Once you get your first practice test results
Go to the previous page and follow the tips there to make sure you learn as much as possible from the test you just took. This is more important than taking more practice tests. Going over one practice test in extreme detail is probably worth more than just taking another 3 practice tests combined. Seriously! Learn from your experiences, and you will become an SAT god.
Figure 1.6

So where do you begin?
Next, you want to choose what to study on moving forward. A common mistake people make is just purely focusing on their weakest areas in which they got the worst scores. While you definitely want to focus on those at some point, if you are short on time and looking for the biggest increase in the smallest timeframe, it's often even more effective to study your strong section more. This is because it's usually easy for us to learn concepts in subjects we are strong in, and because of the way the SAT curve works.
Spend time on your best section
As you get closer to a perfect score, every extra question you get is worth more and more. For example, the difference between a 770 and 800 might be a single question, whereas the difference between a 500 and 520 might be 3 questions. It's just how the curving system and percentiles work.
So make sure you work on your best section, too! When you are already good at something, it's a lot easier to analyze your thought process, figure out what mistakes you're making, and implement fixes to those. If you're just a downright shitty reader (no shame in that, some of you were raised on a diet of iPads and TikTok) then it's probably going to be a long and difficult process getting huge increases in your reading score.
On the other hand, if you're already pretty good at math and getting a 700, it's going to be pretty easy for you to make some optimizations and learn some shortcuts that will get you to an easy 760.
Okay, but I'm indecisive AF and incapable of making my own decisions
Alright you useless piece of crap, I'll decide for you then. Start with reading. If you don't know where to start, I'd always recommend going with the reading section, just because it's the section that reveals the most about the SAT's question style and underlying patterns. In the reading section, you get to see all the common traps and tricks the test writers put into questions and answer choices more clearly than in Math and Writing.
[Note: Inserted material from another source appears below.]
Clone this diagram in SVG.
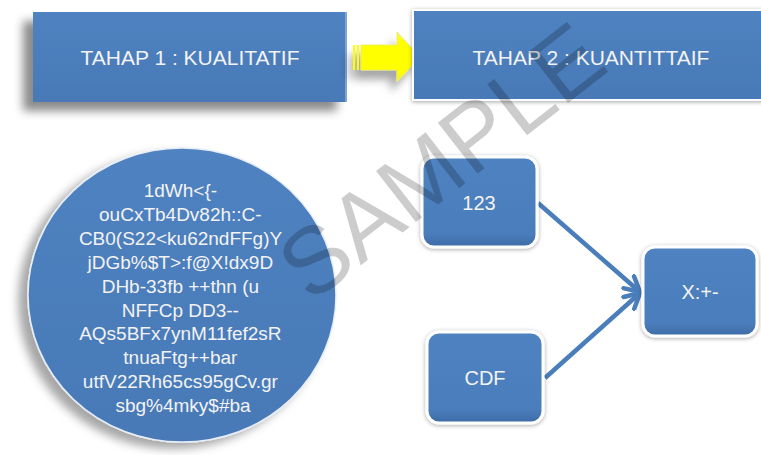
<svg xmlns="http://www.w3.org/2000/svg" width="761" height="455" viewBox="0 0 761 455">
<defs>
<style>
.lbl{font-family:"Liberation Sans",Arial,sans-serif;fill:#f3f3f3;text-anchor:middle}
.big{font-size:21px}
.mid{font-size:20px}
.circ{font-size:19px}
.conn{fill:none;stroke:#4a7ebb;stroke-width:4.5;marker-end:url(#head)}
.rbox{fill:url(#gBox);stroke:#ffffff;stroke-width:3;filter:url(#glow)}
</style>
<linearGradient id="gBox" x1="0" y1="0" x2="0" y2="1">
<stop offset="0" stop-color="#4f82c0"/>
<stop offset="0.85" stop-color="#4a7dbb"/>
<stop offset="1" stop-color="#3e6ca6"/>
</linearGradient>
<linearGradient id="gFlat" x1="0" y1="0" x2="0" y2="1">
<stop offset="0" stop-color="#4f82c0"/>
<stop offset="1" stop-color="#4879b7"/>
</linearGradient>
<linearGradient id="gYel" x1="0" y1="0" x2="0" y2="1">
<stop offset="0" stop-color="#f4f46a"/>
<stop offset="0.2" stop-color="#ffff00"/>
<stop offset="0.8" stop-color="#ffff00"/>
<stop offset="1" stop-color="#eeee40"/>
</linearGradient>
<filter id="shBig" x="-20%" y="-30%" width="140%" height="170%">
<feDropShadow dx="-10" dy="9" stdDeviation="5" flood-color="#000" flood-opacity="0.45"/>
</filter>
<filter id="shCirc" x="-20%" y="-20%" width="140%" height="140%">
<feDropShadow dx="-9" dy="6" stdDeviation="5" flood-color="#000" flood-opacity="0.35"/>
</filter>
<filter id="shArrow" x="-40%" y="-40%" width="180%" height="200%">
<feDropShadow dx="-6" dy="9" stdDeviation="4" flood-color="#000" flood-opacity="0.35"/>
</filter>
<filter id="glow" x="-20%" y="-20%" width="140%" height="140%">
<feDropShadow dx="0" dy="1" stdDeviation="2" flood-color="#000" flood-opacity="0.35"/>
</filter>
<marker id="head" markerUnits="userSpaceOnUse" viewBox="0 0 20 20" refX="17" refY="10" markerWidth="20" markerHeight="20" orient="auto">
<path d="M2,2 L17,10 L2,18" fill="none" stroke="#4a7ebb" stroke-width="4.5" stroke-linecap="round" stroke-linejoin="round"/>
</marker>
</defs>
<rect width="761" height="455" fill="#ffffff"/>

<g id="tahap1">
<rect x="33" y="12" width="314" height="90" fill="url(#gFlat)" filter="url(#shBig)"/>
<line x1="346" y1="12" x2="346" y2="102" stroke="#8fb3e0" stroke-width="1.5"/>
<text class="lbl big" x="190" y="65">TAHAP 1 : KUALITATIF</text>
</g>

<g id="arrowYellow" filter="url(#shArrow)">
<rect x="353" y="45" width="2" height="25" fill="#ffff00"/>
<rect x="357" y="45" width="2" height="25" fill="#ffff00"/>
<path d="M361,45 L397,45 L397,32 L420,57 L397,82 L397,70 L361,70 Z" fill="url(#gYel)" stroke="#e8e860" stroke-width="0.8"/>
</g>

<g id="tahap2">
<rect x="413" y="10" width="352" height="90" fill="url(#gFlat)" stroke="#ffffff" stroke-width="2" filter="url(#glow)"/>
<text class="lbl big" x="591" y="65">TAHAP 2 : KUANTITTAIF</text>
</g>

<g id="circle">
<ellipse cx="182" cy="295" rx="154" ry="147" fill="url(#gFlat)" stroke="#e6eef8" stroke-width="1.5" filter="url(#shCirc)"/>
<text class="lbl circ">
<tspan x="183" y="197">1dWh&lt;{-</tspan>
<tspan x="183" y="220.9">ouCxTb4Dv82h::C-</tspan>
<tspan x="183" y="244.8">CB0(S22&lt;ku62ndFFg)Y</tspan>
<tspan x="183" y="268.7">jDGb%$T&gt;:f@X!dx9D</tspan>
<tspan x="183" y="292.6">DHb-33fb ++thn (u</tspan>
<tspan x="183" y="316.5">NFFCp DD3--</tspan>
<tspan x="183" y="340.4">AQs5BFx7ynM11fef2sR</tspan>
<tspan x="183" y="364.3">tnuaFtg++bar</tspan>
<tspan x="183" y="388.2">utfV22Rh65cs95gCv.gr</tspan>
<tspan x="183" y="412">sbg%4mky$#ba</tspan>
</text>
</g>

<g id="connectors">
<path class="conn" d="M538,203 L640,292"/>
<path class="conn" d="M545,378 L640,293"/>
</g>

<g id="n123">
<rect class="rbox" x="422" y="157" width="115" height="90" rx="12"/>
<text class="lbl mid" x="479" y="210">123</text>
</g>

<g id="nCDF">
<rect class="rbox" x="427" y="332" width="116" height="91" rx="12"/>
<text class="lbl mid" x="485" y="385">CDF</text>
</g>

<g id="nX">
<rect class="rbox" x="643" y="247" width="114" height="89" rx="12"/>
<text class="lbl mid" x="700" y="299">X:+-</text>
</g>

<text x="311" y="304" transform="rotate(-38 311 304)" font-family="'Liberation Sans',Arial,sans-serif" font-size="94" fill="#000000" fill-opacity="0.2">SAMPLE</text>
</svg>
The same concepts are used in Math and Writing, but they are a little harder to pick out because they are more like traditional tests. It's much more obvious why, for example, one punctuation mark works but another doesn't, or why one number is the right answer. You don't really need to think much about the test structure. On the reading section, however, you can get into the SAT's head and learn all of it's tricks, and then use those tricks against the other two sections.